The Empire Strikes Back

  • It was about time Al Gore caught a break. For months his presidential campaign has seen nothing but bad luck and trouble, much of it brought on by the Vice President himself. He ignored his only Democratic rival until Bill Bradley's minivan pulled up right alongside Air Force Two. He turned his campaign into a jobs program for consultants and seemed congenitally unable to connect with voters. Things were so dismal for so long, in fact, that after Gore fired his pollster, slashed his staff, declared himself the underdog and moved his headquarters to Nashville, Tenn., it was probably inevitable that his luck would change, at least for a little while.

    But let's not get carried away with comeback talk. Let's just say Gore finally had a good week.

    If a high point came in Los Angeles on Wednesday, when Gore landed the endorsement of the 13 million-member AFL-CIO--a labor machine that can give his campaign soft money, vote-pulling muscle and 200 organizers in Iowa alone--it wasn't the only one. That night in Seattle, after the Senate shot down the Comprehensive Nuclear Test Ban Treaty, Gore tried to build momentum by staying up late to write, edit and star in a TV spot in which he pledged that his first act as President would be to send the treaty back to the Senate. That may not get voters dancing in the streets of Nashua, N.H., but at least it proved he was capable of making a spontaneous move. "It was probably the least calculated moment of the campaign," says an adviser. Gore didn't even have time to poll, though he knew in his bones that the no-nukes message would play well among liberals leaning toward Bradley. Flying from Seattle to Washington on Thursday, Gore told reporters how he had written the spot on hotel stationery; he even handed out copies of a penciled-up draft. He was pleased to have done something brave and impulsive. On Friday he was still being that way. He told the Washington Post he was thinking about flying solo--asking Bill Clinton to stand aside and let him win or lose by himself.

    Gore, who can seem phony even when he's totally sincere, has always tried to make up with hard work what he lacks in instinct and inspiration. Right now he's working so feverishly to connect that he makes you want to give him a hug. "I don't want to tell you what's on my mind," he says constantly. "I want to show you what's in my heart"--and you get the idea he'd like to rip the thing clean out of his breast, just to prove he has one. What's fascinating is that this all shows signs of working. He sometimes manages to find what performers call the Zone--the elusive place where everything they try works. In Seattle an audience of Boeing aerospace machinists went wild for Gore--repeat, went wild for Gore. People laughed at his jokes. They nodded at his confession that after Vietnam and Watergate, "I was as disillusioned as anyone you've ever met." They cheered when he promised he would "stay and fight" for them. And they were mindful that unlike Bradley, he supports building the F-22 Raptor jet fighter, a program that helps keep Boeing humming.

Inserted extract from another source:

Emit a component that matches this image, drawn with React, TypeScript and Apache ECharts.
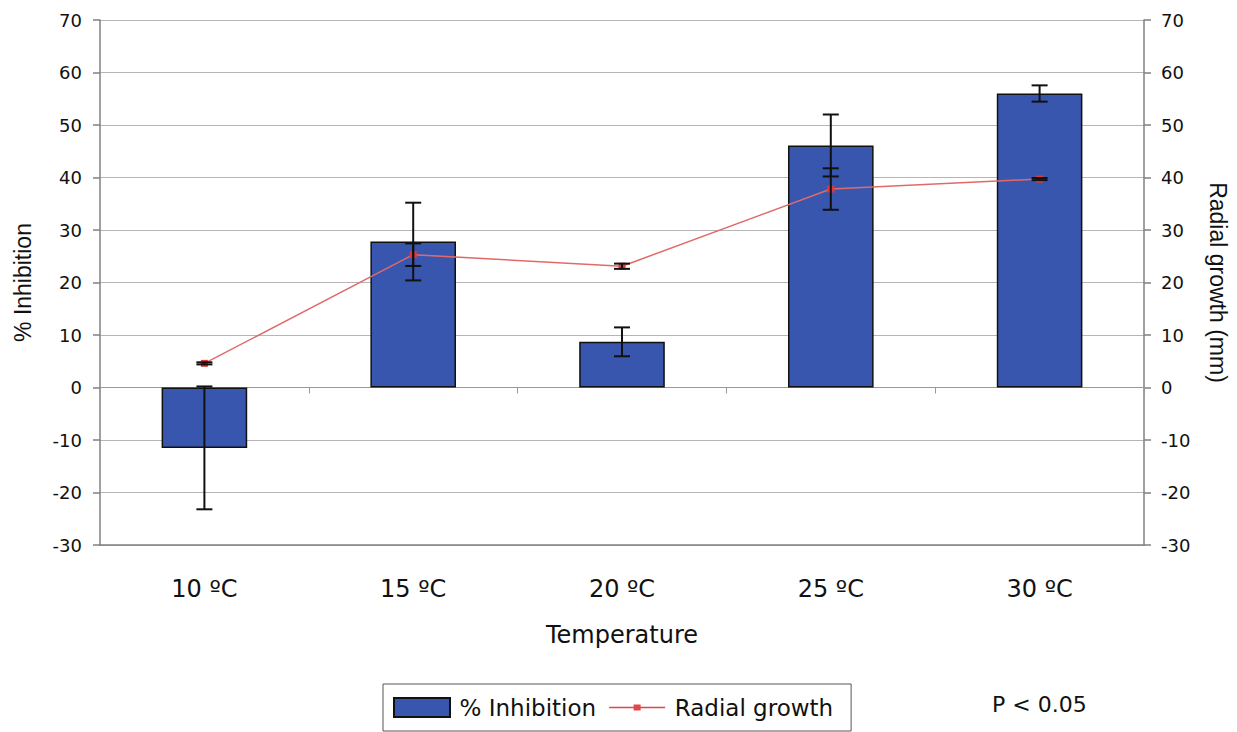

    Though two of the AFL-CIO's biggest unions, the Teamsters and United Auto Workers, withheld their endorsements last week in hopes of extracting trade protections from the Clinton Administration, the good news for Gore is that he managed to reel in the AFL without making those kinds of concessions. In effect he pulled a Bradley, telling unions they should trust him because of what he is, not what he will do. He glossed over the knottiest issue facing labor: the way free trade exports American jobs and suppresses American wages. And though free traders have proposals for dealing with the problem, Gore didn't mention them. Apart from a promise to negotiate labor and environmental agreements as part of future trade pacts, not as side deals, he offered platitudes about protecting the right to organize and boosting the minimum wage--no-brainers for any Democrat. In fact, nothing Gore said in L.A. about how he'd "stay and fight for working people" would have raised an eyebrow the next day in Washington, when he told the free-trade-loving members of the Democratic Leadership Council that he would stay and fight for centrism. Gore has been doing plenty of staying and fighting this month. His new slogan, of course, is designed to contrast him with Bradley, who left the Senate during the Gingrich revolution. Gore's attacks on Bradley represent something he's long been missing: a coherent strategy, a chance to pull himself off the mat.

    Gore first drew blood with "stay and fight" two weeks ago, when he and Bradley made a joint appearance in Iowa. Bradley spoke first, bemoaning the state of politics and wondering why he and Gore couldn't be more like home-run rivals Mark McGwire and Sammy Sosa, "pushing [each other] to be the best we could be." When it was Gore's turn he said, "I listened carefully to what you had to say about making this campaign a different kind of experience. I really agree." He proposed a debate a week, each devoted to a different issue. "What about it, Bill? If the answer is yes, stand up."